Thank you a lot for that @Tom. I really appreciate that.

You can just leave the old deployments (for us to test) as it is and continue with the new ones.

1 Like

Thanks @anish,

I have added a new site and created a new deployment. I’ve left the old one as it is for you to test. If you can see my account it’s “PoliNations Static (Froozen)”.

I look forward to hearing what the issue may have been. Keep up the great work, Cleavr is an amazing piece of software!

Thanks,
Tom

1 Like

Update:

The new app is also now stuck on waiting. Is there an issue with deployment hooks?

Hello @Tom,

I could see the first deployment is completed. Do you remember after enabling which hook the deployment started getting stuck or is there any thing else after which deployment started to get stuck?

Hi @anish,

So I think I understand the problem. So the “deployment trigger hook” which the CMS is firing, I had the CMS do this on any update. The issue is when there was repeaters, if was firing an update for each repeater item. This means, in this instance the “deployment trigger hook” was fired 3 times at the same time. This has caused a complete freeze.
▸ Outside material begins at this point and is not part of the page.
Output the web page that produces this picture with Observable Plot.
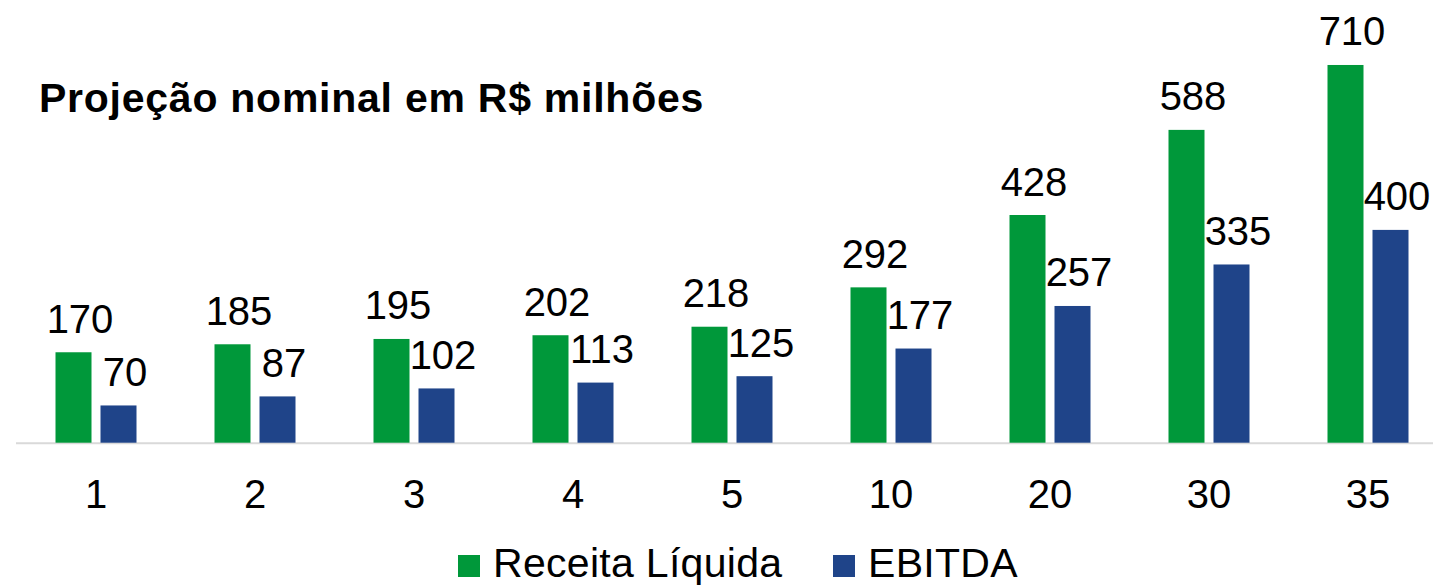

This also means if there are multiple people editing the CMS at the same time, this issue could occur. I wonder if there is a “Waiting” or “In Progress” deployment, a new deployment would cancel that and start a new one. That way the queue doesn’t get rushed causing a backlog to effectively do the same thing.

I’m unsure what causes it to get stuck in “Waiting” however, you would expect it to make its way through the queue of deployments. There must be some sort a “rush” happening causing the system to panic and shut down it’s process?
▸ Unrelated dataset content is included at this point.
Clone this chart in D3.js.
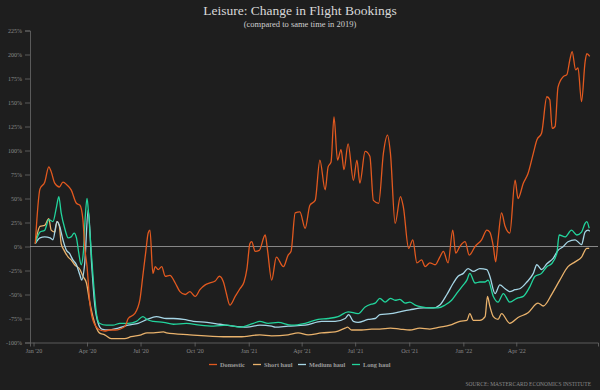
<!DOCTYPE html>
<html>
<head>
<meta charset="utf-8">
<script src="https://cdn.jsdelivr.net/npm/d3@7"></script>
<style>
  body { margin: 0; background: #1e1e1e; }
  text { font-family: "Liberation Serif", "DejaVu Serif", serif; }
</style>
</head>
<body>
<div id="chart"></div>
<script>
// data: [date, % change vs 2019]
var domestic = [["2020-01-04",3],["2020-01-12",60],["2020-01-20",67],["2020-01-27",83],["2020-01-31",78],["2020-02-06",66],["2020-02-14",62],["2020-02-20",67],["2020-02-27",64],["2020-03-05",59],["2020-03-14",45],["2020-03-20",43],["2020-03-25",28],["2020-03-28",0],["2020-04-01",-21],["2020-04-06",-60],["2020-04-13",-80],["2020-04-23",-87],["2020-05-01",-88],["2020-05-10",-87],["2020-05-19",-87],["2020-05-27",-86],["2020-06-05",-83],["2020-06-10",-75],["2020-06-21",-70],["2020-06-30",-55],["2020-07-05",-30],["2020-07-10",-5],["2020-07-14",14],["2020-07-17",17],["2020-07-22",-28],["2020-07-26",-21],["2020-07-31",-24],["2020-08-06",-21],["2020-08-12",-31],["2020-08-20",-30],["2020-08-29",-38],["2020-09-06",-47],["2020-09-15",-50],["2020-09-23",-47],["2020-10-02",-52],["2020-10-10",-45],["2020-10-19",-40],["2020-10-27",-38],["2020-11-05",-36],["2020-11-12",-31],["2020-11-19",-37],["2020-11-24",-49],["2020-11-30",-61],["2020-12-09",-52],["2020-12-17",-44],["2020-12-24",-37],["2020-12-29",-23],["2021-01-03",3],["2021-01-06",5],["2021-01-12",-5],["2021-01-19",-4],["2021-01-29",12],["2021-02-02",-4],["2021-02-09",-35],["2021-02-17",-11],["2021-03-01",-21],["2021-03-09",-9],["2021-03-14",-5],["2021-03-21",35],["2021-03-29",36],["2021-04-07",19],["2021-04-15",43],["2021-04-24",48],["2021-05-02",90],["2021-05-11",59],["2021-05-16",83],["2021-05-21",88],["2021-05-26",135],["2021-06-01",90],["2021-06-07",101],["2021-06-12",80],["2021-06-19",107],["2021-06-28",69],["2021-07-04",90],["2021-07-09",66],["2021-07-18",99],["2021-07-26",94],["2021-08-01",48],["2021-08-10",45],["2021-08-18",97],["2021-08-25",116],["2021-08-30",97],["2021-09-07",24],["2021-09-16",52],["2021-09-21",41],["2021-09-30",-2],["2021-10-07",7],["2021-10-14",-17],["2021-10-22",-14],["2021-10-28",-21],["2021-11-05",-17],["2021-11-14",-19],["2021-11-22",-11],["2021-11-28",-5],["2021-12-06",-17],["2021-12-14",17],["2021-12-19",-7],["2021-12-26",0],["2022-01-04",5],["2022-01-11",-9],["2022-01-21",0],["2022-02-01",7],["2022-02-10",17],["2022-02-15",15],["2022-02-21",0],["2022-02-25",-16],["2022-03-01",7],["2022-03-07",35],["2022-03-13",21],["2022-03-21",14],["2022-03-30",69],["2022-04-04",50],["2022-04-13",66],["2022-04-21",76],["2022-04-30",97],["2022-05-06",111],["2022-05-14",118],["2022-05-23",156],["2022-05-28",153],["2022-06-01",123],["2022-06-06",125],["2022-06-11",166],["2022-06-20",177],["2022-06-26",179],["2022-07-01",194],["2022-07-05",203],["2022-07-11",184],["2022-07-15",186],["2022-07-21",151],["2022-07-27",192],["2022-07-30",201],["2022-08-04",198]];

var shortHaul = [["2020-01-04",3],["2020-01-12",21],["2020-01-20",22],["2020-01-27",29],["2020-01-31",17],["2020-02-06",15],["2020-02-10",26],["2020-02-14",21],["2020-02-17",3],["2020-02-22",-4],["2020-02-29",-11],["2020-03-05",-14],["2020-03-11",-19],["2020-03-20",-24],["2020-03-25",-31],["2020-03-31",-38],["2020-04-05",-56],["2020-04-11",-73],["2020-04-17",-85],["2020-04-22",-90],["2020-05-01",-92],["2020-05-12",-96],["2020-05-24",-96],["2020-06-04",-96],["2020-06-15",-94],["2020-07-02",-92],["2020-07-12",-90],["2020-07-23",-90],["2020-08-09",-89],["2020-08-14",-90],["2020-09-23",-92],["2020-11-19",-94],["2020-12-17",-94],["2021-01-20",-92],["2021-02-09",-93],["2021-03-09",-92],["2021-03-26",-90],["2021-04-12",-92],["2021-05-05",-90],["2021-05-28",-89],["2021-06-14",-85],["2021-06-18",-84],["2021-06-25",-87],["2021-07-12",-87],["2021-07-29",-86],["2021-08-12",-86],["2021-08-30",-85],["2021-09-15",-86],["2021-10-02",-87],["2021-10-19",-85],["2021-11-05",-86],["2021-11-22",-84],["2021-12-09",-82],["2021-12-26",-78],["2022-01-07",-77],["2022-01-12",-70],["2022-01-18",-77],["2022-01-29",-77],["2022-02-07",-73],["2022-02-11",-52],["2022-02-15",-62],["2022-02-21",-73],["2022-03-01",-76],["2022-03-07",-70],["2022-03-21",-80],["2022-04-04",-74],["2022-04-21",-69],["2022-05-08",-59],["2022-05-17",-62],["2022-06-01",-49],["2022-06-14",-35],["2022-06-28",-21],["2022-07-10",-16],["2022-07-21",-11],["2022-07-30",-2],["2022-08-03",-2]];

var mediumHaul = [["2020-01-04",3],["2020-01-12",9],["2020-01-20",10],["2020-01-29",9],["2020-02-03",7],["2020-02-10",26],["2020-02-14",22],["2020-02-20",7],["2020-02-26",-4],["2020-03-02",-7],["2020-03-08",-14],["2020-03-14",-19],["2020-03-20",-30],["2020-03-23",-35],["2020-03-28",-18],["2020-04-03",38],["2020-04-09",-20],["2020-04-14",-60],["2020-04-20",-80],["2020-04-26",-86],["2020-05-07",-87],["2020-05-24",-85],["2020-06-10",-82],["2020-06-27",-80],["2020-07-12",-76],["2020-07-28",-73],["2020-08-14",-75],["2020-08-26",-75],["2020-09-12",-76],["2020-09-29",-78],["2020-10-22",-79],["2020-11-13",-81],["2020-12-06",-83],["2020-12-29",-84],["2021-01-20",-82],["2021-02-09",-83],["2021-02-15",-84],["2021-03-09",-83],["2021-04-07",-82],["2021-05-05",-78],["2021-05-28",-78],["2021-06-14",-75],["2021-06-20",-71],["2021-06-28",-78],["2021-07-06",-79],["2021-07-23",-76],["2021-08-04",-75],["2021-08-12",-71],["2021-08-30",-70],["2021-09-15",-68],["2021-10-02",-66],["2021-10-25",-64],["2021-11-11",-64],["2021-11-22",-61],["2021-12-04",-50],["2021-12-15",-38],["2021-12-23",-31],["2022-01-01",-28],["2022-01-09",-23],["2022-01-18",-26],["2022-01-29",-23],["2022-02-10",-24],["2022-02-15",-31],["2022-02-24",-49],["2022-03-04",-40],["2022-03-13",-44],["2022-03-21",-47],["2022-03-30",-45],["2022-04-07",-44],["2022-04-19",-37],["2022-04-30",-28],["2022-05-06",-19],["2022-05-14",-24],["2022-05-23",-18],["2022-06-03",-12],["2022-06-11",-4],["2022-06-20",0],["2022-06-28",5],["2022-07-10",7],["2022-07-21",2],["2022-07-27",15],["2022-08-01",17],["2022-08-04",16]];

var longHaul = [["2020-01-04",3],["2020-01-12",15],["2020-01-20",17],["2020-01-27",28],["2020-02-03",26],["2020-02-09",41],["2020-02-13",52],["2020-02-17",35],["2020-02-23",19],["2020-02-29",9],["2020-03-05",10],["2020-03-10",14],["2020-03-14",9],["2020-03-18",-7],["2020-03-22",-19],["2020-03-26",-4],["2020-03-29",31],["2020-04-01",50],["2020-04-04",31],["2020-04-08",-4],["2020-04-13",-45],["2020-04-17",-70],["2020-04-22",-80],["2020-05-04",-82],["2020-05-15",-82],["2020-05-27",-80],["2020-06-10",-80],["2020-06-24",-78],["2020-07-05",-73],["2020-07-12",-76],["2020-07-23",-78],["2020-08-09",-79],["2020-08-26",-81],["2020-09-17",-80],["2020-10-10",-82],["2020-11-02",-83],["2020-11-24",-82],["2020-12-17",-84],["2021-01-09",-80],["2021-01-20",-78],["2021-02-03",-80],["2021-02-20",-79],["2021-03-15",-82],["2021-04-07",-80],["2021-04-29",-76],["2021-05-16",-75],["2021-06-02",-73],["2021-06-19",-68],["2021-07-06",-70],["2021-07-18",-63],["2021-07-29",-60],["2021-08-04",-59],["2021-08-12",-54],["2021-08-21",-58],["2021-08-30",-54],["2021-09-07",-56],["2021-09-15",-55],["2021-09-24",-59],["2021-10-02",-58],["2021-10-11",-61],["2021-10-22",-63],["2021-11-05",-64],["2021-11-19",-64],["2021-12-01",-61],["2021-12-12",-56],["2021-12-23",-47],["2022-01-01",-40],["2022-01-07",-35],["2022-01-12",-28],["2022-01-21",-38],["2022-01-29",-37],["2022-02-07",-37],["2022-02-12",-35],["2022-02-21",-52],["2022-03-01",-58],["2022-03-10",-49],["2022-03-21",-58],["2022-04-02",-54],["2022-04-13",-52],["2022-04-24",-42],["2022-05-03",-31],["2022-05-14",-28],["2022-05-23",-21],["2022-05-31",-18],["2022-06-09",-7],["2022-06-13",12],["2022-06-23",10],["2022-07-04",17],["2022-07-13",12],["2022-07-21",15],["2022-07-27",24],["2022-07-30",26],["2022-08-03",19]];

var seriesNames = ["Domestic", "Short haul", "Medium haul", "Long haul"];
var seriesColors = ["#e2591f", "#e9b26c", "#a6d6e6", "#22d49c"];
var tickDates = ["2020-01-01","2020-04-01","2020-07-01","2020-10-01","2021-01-01","2021-04-01","2021-07-01","2021-10-01","2022-01-01","2022-04-01"];
var yTicks = [-100,-75,-50,-25,0,25,50,75,100,125,150,175,200,225];

var svgWidth = 600;
var svgHeight = 390;
var margin = { top: 30.5, right: 2, bottom: 47.5, left: 30 };
var width = svgWidth - margin.left - margin.right;
var height = svgHeight - margin.top - margin.bottom;

var parseDate = d3.timeParse("%Y-%m-%d");
var allSeries = [domestic, shortHaul, mediumHaul, longHaul].map(function(s) {
  return s.map(function(d) { return { date: parseDate(d[0]), value: d[1] }; });
});

var svg = d3.select("#chart")
  .append("svg")
  .attr("width", svgWidth)
  .attr("height", svgHeight);

svg.append("rect").attr("width", svgWidth).attr("height", svgHeight).attr("fill", "#1e1e1e");

var chartGroup = svg.append("g")
  .attr("transform", `translate(${margin.left}, ${margin.top})`);

var xTimeScale = d3.scaleTime()
  .domain([parseDate("2019-12-26"), parseDate("2022-08-18")])
  .range([0, width]);

var yLinearScale = d3.scaleLinear()
  .domain([-100, 225])
  .range([height, 0]);

// axes
var bottomAxis = d3.axisBottom(xTimeScale)
  .tickValues(tickDates.map(parseDate))
  .tickFormat(d3.timeFormat("%b '%y"))
  .tickSize(4)
  .tickPadding(2);

var leftAxis = d3.axisLeft(yLinearScale)
  .tickValues(yTicks)
  .tickFormat(function(d) { return d + "%"; })
  .tickSize(5)
  .tickPadding(3);

var xAxisG = chartGroup.append("g")
  .attr("transform", `translate(0, ${height})`)
  .call(bottomAxis);

var yAxisG = chartGroup.append("g")
  .call(leftAxis);

[xAxisG, yAxisG].forEach(function(g) {
  g.selectAll("path").attr("stroke", "#6a6a6a").attr("stroke-width", 0.8);
  g.selectAll("line").attr("stroke", "#6a6a6a").attr("stroke-width", 0.8);
  g.selectAll("text").attr("fill", "#8a8a8a").style("font-size", "6px")
    .style("font-family", "'Liberation Serif', serif");
});

// zero line
chartGroup.append("line")
  .attr("x1", 0)
  .attr("x2", width)
  .attr("y1", yLinearScale(0))
  .attr("y2", yLinearScale(0))
  .attr("stroke", "#b5b5b5")
  .attr("stroke-width", 0.7);

var line = d3.line()
  .x(d => xTimeScale(d.date))
  .y(d => yLinearScale(d.value))
  .curve(d3.curveMonotoneX);

// draw domestic last so it sits on top like the reference
var order = [1, 2, 3, 0];
order.forEach(function(i) {
  chartGroup.append("path")
    .datum(allSeries[i])
    .attr("fill", "none")
    .attr("stroke", seriesColors[i])
    .attr("stroke-width", 1.3)
    .attr("stroke-linejoin", "round")
    .attr("d", line);
});

// titles
svg.append("text")
  .attr("x", 300)
  .attr("y", 15)
  .attr("text-anchor", "middle")
  .attr("fill", "#d8d8d8")
  .style("font-size", "13.5px")
  .text("Leisure: Change in Flight Bookings");

svg.append("text")
  .attr("x", 300)
  .attr("y", 27)
  .attr("text-anchor", "middle")
  .attr("fill", "#cfcfcf")
  .style("font-size", "8.5px")
  .text("(compared to same time in 2019)");

// legend
var legendX = [209, 253, 298, 352];
var legend = svg.append("g");
seriesNames.forEach(function(name, i) {
  legend.append("line")
    .attr("x1", legendX[i])
    .attr("x2", legendX[i] + 8)
    .attr("y1", 364.5)
    .attr("y2", 364.5)
    .attr("stroke", seriesColors[i])
    .attr("stroke-width", 1.3);
  legend.append("text")
    .attr("x", legendX[i] + 11)
    .attr("y", 366.5)
    .attr("fill", "#9a9a9a")
    .style("font-size", "6.3px")
    .style("font-weight", "bold")
    .text(name);
});

svg.append("text")
  .attr("x", 591)
  .attr("y", 386)
  .attr("text-anchor", "end")
  .attr("fill", "#8a8a8a")
  .style("font-size", "5.5px")
  .text("SOURCE: MASTERCARD ECONOMICS INSTITUTE");
</script>
</body>
</html>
Hope any of this is helpful,
Tom

EDIT:
This is still an issue with even two firing at the same time. Seems to be still happening now even after I’ve limited the amount of calls to the deployment trigger hook.

Hello @Tom,

We’re investigating the issue right now. We’ll try to find out why deployments are stuck in waiting and get it fixed as a first step so that you’ll be unblocked for now.

We apologize for the inconvenience caused.
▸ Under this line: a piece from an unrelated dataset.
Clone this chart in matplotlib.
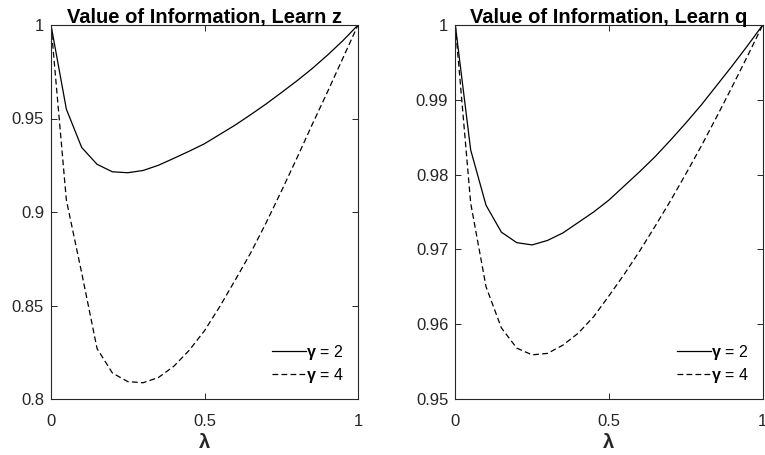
import matplotlib
matplotlib.use("Agg")
import matplotlib.pyplot as plt

plt.rcParams['font.family'] = ['Liberation Sans', 'DejaVu Sans']
plt.rcParams['mathtext.fontset'] = 'custom'
plt.rcParams['mathtext.rm'] = 'Liberation Sans'
plt.rcParams['mathtext.it'] = 'Liberation Sans:italic'
plt.rcParams['mathtext.bf'] = 'Liberation Sans:bold'
plt.rcParams['mathtext.bfit'] = 'Liberation Sans:bold'

lam = [0.00, 0.05, 0.10, 0.15, 0.20, 0.25, 0.30, 0.35, 0.40, 0.45, 0.50,
       0.55, 0.60, 0.65, 0.70, 0.75, 0.80, 0.85, 0.90, 0.95, 1.00]

# Learn z
z_gamma2 = [1.0000, 0.9550, 0.9345, 0.9255, 0.9215, 0.9210, 0.9222, 0.9250,
            0.9287, 0.9325, 0.9365, 0.9415, 0.9465, 0.9520, 0.9577, 0.9638,
            0.9700, 0.9766, 0.9838, 0.9915, 1.0000]
z_gamma4 = [1.0000, 0.9064, 0.8674, 0.8270, 0.8139, 0.8093, 0.8087, 0.8115,
            0.8175, 0.8260, 0.8365, 0.8495, 0.8636, 0.8780, 0.8940, 0.9110,
            0.9285, 0.9465, 0.9640, 0.9820, 1.0000]

# Learn q
q_gamma2 = [1.0000, 0.9833, 0.9759, 0.9723, 0.9709, 0.9706, 0.9712, 0.9722,
            0.9736, 0.9750, 0.9766, 0.9785, 0.9804, 0.9824, 0.9846, 0.9869,
            0.9893, 0.9919, 0.9945, 0.9972, 1.0000]
q_gamma4 = [1.0000, 0.9762, 0.9650, 0.9595, 0.9568, 0.9559, 0.9561, 0.9572,
            0.9588, 0.9610, 0.9638, 0.9667, 0.9698, 0.9731, 0.9765, 0.9801,
            0.9838, 0.9877, 0.9917, 0.9958, 1.0000]

titles = ['Value of Information, Learn z', 'Value of Information, Learn q']
labels = [r'$\boldsymbol{\gamma}$ = 2', r'$\boldsymbol{\gamma}$ = 4']
ylims = [(0.8, 1.0), (0.95, 1.0)]
yticks = [[0.8, 0.85, 0.9, 0.95, 1.0], [0.95, 0.96, 0.97, 0.98, 0.99, 1.0]]
ytick_labels = [['0.8', '0.85', '0.9', '0.95', '1'],
                ['0.95', '0.96', '0.97', '0.98', '0.99', '1']]
xticks = [0, 0.5, 1]
xtick_labels = ['0', '0.5', '1']

ink = '#262626'
fig = plt.figure(figsize=(7.65, 4.55), dpi=100)
W, H = 765, 455
boxes = [(51, 25, 307, 374), (455.3, 25, 307.4, 374)]
series = [(z_gamma2, z_gamma4), (q_gamma2, q_gamma4)]

for i, (x0, y0, w, h) in enumerate(boxes):
    ax = fig.add_axes([x0 / W, (H - y0 - h) / H, w / W, h / H])
    s2, s4 = series[i]
    ax.plot(lam, s2, color='black', lw=0.9, ls='-', label=labels[0])
    ax.plot(lam, s4, color='black', lw=0.9, ls=(0, (4.6, 2.6)), label=labels[1])
    ax.set_xlim(0, 1)
    ax.set_ylim(*ylims[i])
    ax.set_xticks(xticks)
    ax.set_xticklabels(xtick_labels)
    ax.set_yticks(yticks[i])
    ax.set_yticklabels(ytick_labels[i])
    ax.tick_params(direction='in', top=True, right=True, length=4,
                   width=0.7, colors=ink, labelsize=12)
    ax.tick_params(axis='x', pad=10.5)
    ax.tick_params(axis='y', pad=5)
    for sp in ax.spines.values():
        sp.set_color(ink)
        sp.set_linewidth(0.8)
    ax.set_title(titles[i], fontsize=14.5, fontweight='bold', color='black', pad=1.5)
    ax.set_xlabel('λ', fontsize=14.5, fontweight='bold', color=ink, labelpad=3.5)
    ax.legend(loc='lower right', frameon=False, fontsize=11.5, handlelength=2.1,
              handletextpad=0.0, borderaxespad=0.5, labelspacing=0.25)

fig.savefig('out.png', dpi=100)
We have found one path which could lead to this but in a rare case - the health checks we perform after each deployments could be waiting to complete and blocking the next deployment. We have already fixed the bug as currently in QA.

We are also thinking of a way to not fire deployments consecutively like what happened to you. If you have any suggestions on how to better handle it, we would love to hear them.

Sorry about the issue and thank you for your support and patience.

Thanks,

We are actually still having the issue and it’s delaying the website from launching. At the moment I have pressure on me to get this fixed.

I’ve upgraded the server to 2 vCPU hoping this will help the issue, but doesn’t seem to have an effect. It’s if you have two “deployment trigger hook” fired at the same time.

At the moment, any time they make CMS changes I have to manually deploy, I can’t babysit the server like this.

EDIT:
“We are also thinking of a way to not fire deployments consecutively like what happened to you. If you have any suggestions on how to better handle it, we would love to hear them.”

I think it would be fine to cancel any duplicated requests at the same time and only action the most recent. I can’t think of any example in which this would cause issues but it would prevent a rush from the CMS.

The CMS is Directus, basically it has webhooks but if you have repeaters for relationship data for example you have a list of “events” you also have a “featured events” relationship on the homepage. Adding new events or re-ordering the events on the homepage will trigger both an update for “homepage” and also “events”. This might be something I can fix on Directus side, but I’m unsure. It also means that there is a possibility of freezing deployments if they update content quickly which worries me.

Hello @Tom,

We’ve made some fixes but found out that wouldn’t fix your issue. We’re making another fix that we think will resolve the issue.

We’re really sorry for all the inconvenience it has caused.

Thank you so much Anish!

Just want to say that Cleavr is an amazing bit of software and I completely believe in it. The support is amazing and you guys are doing an amazing job. I really appreciate you looking in to this.